Lacework report explains how cybercriminals use automation to accelerate from exploit to compromise

Lacework, the data-driven cloud security company, has released the fourth Lacework Labs Cloud Threat Report to explain the new techniques and avenues cybercriminals are exploiting for profit at the expense of businesses.

The Lacework Labs Cloud Threat Report examines the cloud security threat landscape over the last three months, revealing new methods and avenues cybercriminals are exploiting to make money at the expense of businesses. The Lacework Labs team discovered a significantly more sophisticated attacker landscape in this edition, with an increase in attacks against core networking and virtualization software, as well as an unprecedented rise in the speed of attacks following a compromise. Among the key trends and threats identified are:

Increased speed from exposure to compromise: Attackers are developing to keep up with the development of cloud technology and response times. Today, several assault types are fully automated to take advantage of timing. Credential leakage is another one of the most typical targets. An example from the paper shows how quickly AWS could detect and flag a leaked AWS access key.
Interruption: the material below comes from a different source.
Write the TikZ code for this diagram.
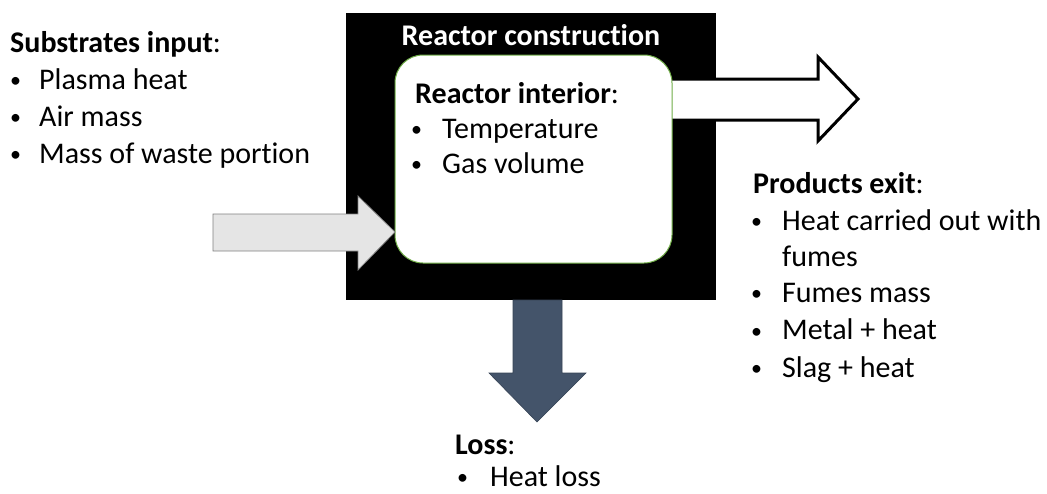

The fact that an unknown adversary could log in and start tens of GPU EC2 instances despite the limited exposure shows how rapidly attackers can exploit a single simple mistake.

Increased focus on infrastructure, attacks explicitly against core networking and virtualization software: Adversaries continue to focus on fundamental networking infrastructure that is frequently deployed. Infrastructure defects are potential targets for attackers of all types since they often arise quickly and are published online.

Continued Log4j reconnaissance and exploitation: The Lacework Labs team frequently notices susceptible software targeted by OAST requests almost a year after the initial attack. According to an analysis of Project Discovery (interact.sh) activities, the top originators were Cloudflare and DigitalOcean.

“Creating an open source tool extends our capabilities as a research team and allows us to fully give back to and empower the developer community based on what we’re seeing from our threat research,” said James Condon, Director of Threat Research at Lacework. “As our research shows an increasingly more sophisticated attack landscape, this tool provides a more detailed analysis of an organization’s unique environment based on the new techniques being leveraged by attackers. Cloud Hunter is the first tool from Lacework to generate queries that can be directly converted into custom policies within a customer’s environment.”

The Lacework Labs team also looked into the expanding use of steganography and cryptojacking, as well as how attackers use “rogue accounts” to snoop about and probe S3 buckets.